**Exercise requirements**
Exclude the pictures, then repeat the remaining data exactly.

══════

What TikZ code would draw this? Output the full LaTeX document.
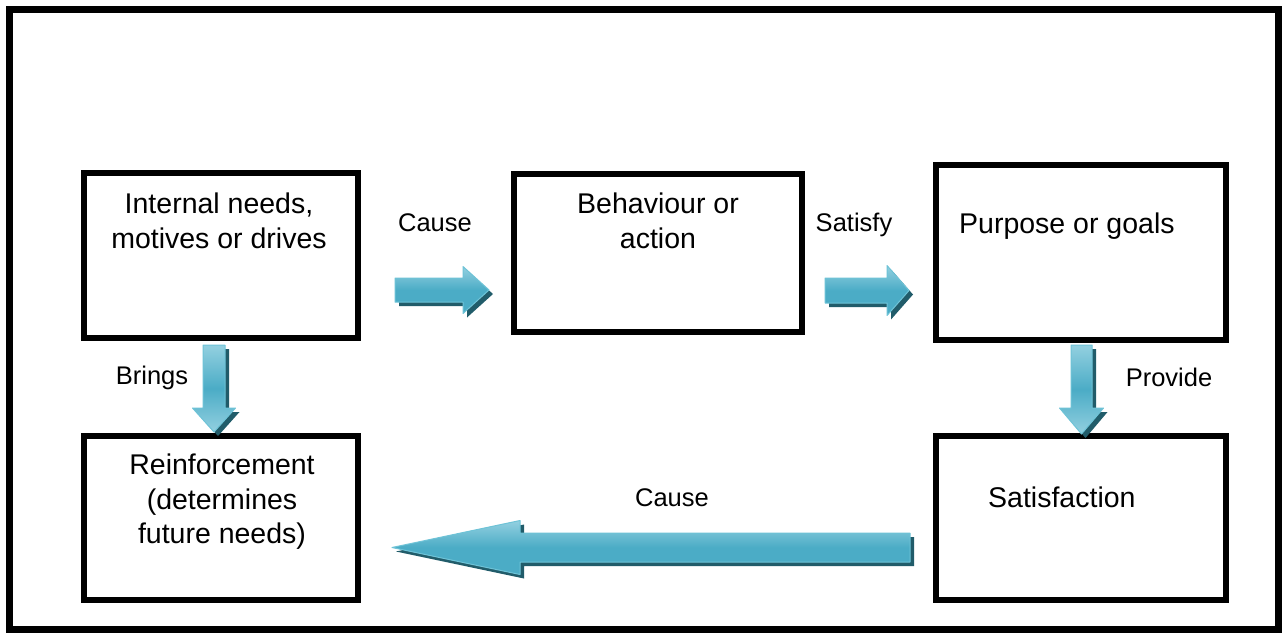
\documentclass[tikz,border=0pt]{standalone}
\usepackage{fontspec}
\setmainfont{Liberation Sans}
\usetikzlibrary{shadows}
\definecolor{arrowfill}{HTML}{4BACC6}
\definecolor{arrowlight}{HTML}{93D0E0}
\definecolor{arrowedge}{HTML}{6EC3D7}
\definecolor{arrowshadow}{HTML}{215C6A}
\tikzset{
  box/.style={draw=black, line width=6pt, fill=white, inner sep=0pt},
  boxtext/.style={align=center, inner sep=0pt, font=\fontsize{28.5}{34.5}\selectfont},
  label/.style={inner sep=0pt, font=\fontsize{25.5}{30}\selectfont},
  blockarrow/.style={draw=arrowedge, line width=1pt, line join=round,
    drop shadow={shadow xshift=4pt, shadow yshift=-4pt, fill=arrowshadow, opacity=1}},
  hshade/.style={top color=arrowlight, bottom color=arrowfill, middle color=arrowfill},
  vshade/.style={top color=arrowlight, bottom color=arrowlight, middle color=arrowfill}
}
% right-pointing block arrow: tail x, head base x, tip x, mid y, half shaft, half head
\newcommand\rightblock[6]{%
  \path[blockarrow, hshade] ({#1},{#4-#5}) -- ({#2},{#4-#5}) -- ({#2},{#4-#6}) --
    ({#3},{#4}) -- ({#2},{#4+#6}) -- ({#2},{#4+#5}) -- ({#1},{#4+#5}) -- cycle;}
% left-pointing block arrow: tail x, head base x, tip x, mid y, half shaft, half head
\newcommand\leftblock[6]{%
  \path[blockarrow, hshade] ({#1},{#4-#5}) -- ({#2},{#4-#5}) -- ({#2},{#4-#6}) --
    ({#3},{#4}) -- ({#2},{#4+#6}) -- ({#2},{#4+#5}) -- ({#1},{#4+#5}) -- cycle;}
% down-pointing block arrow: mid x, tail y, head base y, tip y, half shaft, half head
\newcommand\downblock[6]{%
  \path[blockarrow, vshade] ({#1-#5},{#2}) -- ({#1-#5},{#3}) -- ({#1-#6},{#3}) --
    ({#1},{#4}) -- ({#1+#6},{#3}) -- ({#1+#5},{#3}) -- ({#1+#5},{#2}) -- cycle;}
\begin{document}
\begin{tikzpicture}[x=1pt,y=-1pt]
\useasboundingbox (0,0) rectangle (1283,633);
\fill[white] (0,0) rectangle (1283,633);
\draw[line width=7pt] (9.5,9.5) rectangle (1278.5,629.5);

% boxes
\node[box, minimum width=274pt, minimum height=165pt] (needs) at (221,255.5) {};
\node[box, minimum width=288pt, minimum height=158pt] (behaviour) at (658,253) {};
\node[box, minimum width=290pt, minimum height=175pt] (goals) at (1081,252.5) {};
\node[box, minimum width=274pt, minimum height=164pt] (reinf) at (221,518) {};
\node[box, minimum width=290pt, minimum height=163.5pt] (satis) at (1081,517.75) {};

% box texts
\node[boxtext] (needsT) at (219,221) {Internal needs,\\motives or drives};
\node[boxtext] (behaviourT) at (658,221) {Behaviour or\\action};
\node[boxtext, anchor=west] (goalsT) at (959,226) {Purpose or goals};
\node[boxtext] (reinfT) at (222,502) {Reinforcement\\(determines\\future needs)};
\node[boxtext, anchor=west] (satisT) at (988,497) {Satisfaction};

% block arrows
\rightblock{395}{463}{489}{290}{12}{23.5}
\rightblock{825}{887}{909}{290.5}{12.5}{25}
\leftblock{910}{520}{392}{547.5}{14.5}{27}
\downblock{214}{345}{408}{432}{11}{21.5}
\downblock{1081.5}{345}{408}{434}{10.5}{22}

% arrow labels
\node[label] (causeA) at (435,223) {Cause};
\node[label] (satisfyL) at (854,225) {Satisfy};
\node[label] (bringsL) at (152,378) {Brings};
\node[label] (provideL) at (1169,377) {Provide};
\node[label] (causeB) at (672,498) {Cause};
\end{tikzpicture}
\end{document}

══════

**Solution to this exercise**
What TikZ code would draw this? Output the full LaTeX document.
\documentclass[tikz,border=0pt]{standalone}
\usepackage{fontspec}
\setmainfont{Liberation Sans}
\usetikzlibrary{shadows}
\definecolor{arrowfill}{HTML}{4BACC6}
\definecolor{arrowlight}{HTML}{93D0E0}
\definecolor{arrowedge}{HTML}{6EC3D7}
\definecolor{arrowshadow}{HTML}{215C6A}
\tikzset{
  box/.style={draw=black, line width=6pt, fill=white, inner sep=0pt},
  boxtext/.style={align=center, inner sep=0pt, font=\fontsize{28.5}{34.5}\selectfont},
  label/.style={inner sep=0pt, font=\fontsize{25.5}{30}\selectfont},
  blockarrow/.style={draw=arrowedge, line width=1pt, line join=round,
    drop shadow={shadow xshift=4pt, shadow yshift=-4pt, fill=arrowshadow, opacity=1}},
  hshade/.style={top color=arrowlight, bottom color=arrowfill, middle color=arrowfill},
  vshade/.style={top color=arrowlight, bottom color=arrowlight, middle color=arrowfill}
}
% right-pointing block arrow: tail x, head base x, tip x, mid y, half shaft, half head
\newcommand\rightblock[6]{%
  \path[blockarrow, hshade] ({#1},{#4-#5}) -- ({#2},{#4-#5}) -- ({#2},{#4-#6}) --
    ({#3},{#4}) -- ({#2},{#4+#6}) -- ({#2},{#4+#5}) -- ({#1},{#4+#5}) -- cycle;}
% left-pointing block arrow: tail x, head base x, tip x, mid y, half shaft, half head
\newcommand\leftblock[6]{%
  \path[blockarrow, hshade] ({#1},{#4-#5}) -- ({#2},{#4-#5}) -- ({#2},{#4-#6}) --
    ({#3},{#4}) -- ({#2},{#4+#6}) -- ({#2},{#4+#5}) -- ({#1},{#4+#5}) -- cycle;}
% down-pointing block arrow: mid x, tail y, head base y, tip y, half shaft, half head
\newcommand\downblock[6]{%
  \path[blockarrow, vshade] ({#1-#5},{#2}) -- ({#1-#5},{#3}) -- ({#1-#6},{#3}) --
    ({#1},{#4}) -- ({#1+#6},{#3}) -- ({#1+#5},{#3}) -- ({#1+#5},{#2}) -- cycle;}
\begin{document}
\begin{tikzpicture}[x=1pt,y=-1pt]
\useasboundingbox (0,0) rectangle (1283,633);
\fill[white] (0,0) rectangle (1283,633);
\draw[line width=7pt] (9.5,9.5) rectangle (1278.5,629.5);

% boxes
\node[box, minimum width=274pt, minimum height=165pt] (needs) at (221,255.5) {};
\node[box, minimum width=288pt, minimum height=158pt] (behaviour) at (658,253) {};
\node[box, minimum width=290pt, minimum height=175pt] (goals) at (1081,252.5) {};
\node[box, minimum width=274pt, minimum height=164pt] (reinf) at (221,518) {};
\node[box, minimum width=290pt, minimum height=163.5pt] (satis) at (1081,517.75) {};

% box texts
\node[boxtext] (needsT) at (219,221) {Internal needs,\\motives or drives};
\node[boxtext] (behaviourT) at (658,221) {Behaviour or\\action};
\node[boxtext, anchor=west] (goalsT) at (959,226) {Purpose or goals};
\node[boxtext] (reinfT) at (222,502) {Reinforcement\\(determines\\future needs)};
\node[boxtext, anchor=west] (satisT) at (988,497) {Satisfaction};

% block arrows
\rightblock{395}{463}{489}{290}{12}{23.5}
\rightblock{825}{887}{909}{290.5}{12.5}{25}
\leftblock{910}{520}{392}{547.5}{14.5}{27}
\downblock{214}{345}{408}{432}{11}{21.5}
\downblock{1081.5}{345}{408}{434}{10.5}{22}

% arrow labels
\node[label] (causeA) at (435,223) {Cause};
\node[label] (satisfyL) at (854,225) {Satisfy};
\node[label] (bringsL) at (152,378) {Brings};
\node[label] (provideL) at (1169,377) {Provide};
\node[label] (causeB) at (672,498) {Cause};
\end{tikzpicture}
\end{document}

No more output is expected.